One was the first song we had done and it just seemed a little out-of-focus (as well as having the second choice snare drum).

Another was simply too scrappy in the verses - Jack had done a programmed version of this verse that sounded really tight and tuff, he played that too me for the first time(!) to illluminate his vision, and George and I connected to it. This programmed version also had a 4's hat in the verses (instead of the 8's hat we were using) and I really liked the feel.

The third song we wanted to redo had Tom and George playing drums together and we felt we could gain focus and get a better sound if we overdubbed Tom's drums.

After retracking two of the songs it suddenly became clear to me that everyone was a bit tired. I called a halt to the session slightly earlier than usual, so we could re-convene, fresh, the next day.
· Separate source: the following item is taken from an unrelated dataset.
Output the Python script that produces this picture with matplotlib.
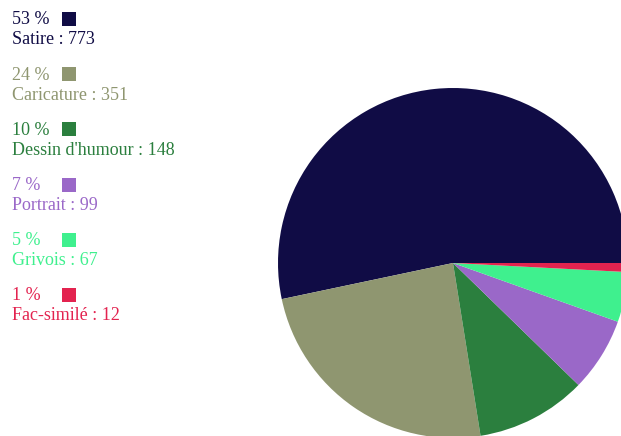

On Friday the band went straight into the studio and played a really cool and focussed version of the final song. I wanted to hear the song with 2 different snare drums (one in the verse and one in the chorus). The band indulged me and it seemed to work very well. [By the way, Tom developed into a bit of a drum tuning hero on this session - he really enjoyed using a torque drum key that Jeff had brought to the session (my Drum Dial did not go down so well!) and purchased one himself, and he was always ready to tweak the drums for optimal sound.]

There was just a little more tracking to do. George really wanted to track one older song, so we quickly did that, and then Jack and George had been working on a beat that we tracked for future reference.



We also grabbed a bit of organ pedal bass on one track (the organ was sounding AMAZING)


We moved swiftly on to backing track editing and tidying up, somewhat ahead of schedule as this was originally planned for next week. Jeff doing an outstanding job as always.



Saturday we continued with editing but also did some extra drum recordings - there was one section of a song where we wanted more mics on Toms drums (those bottom tom mics are just sounding great!) so we had to record George and Tom separately again. Then Mark started the clearing up process.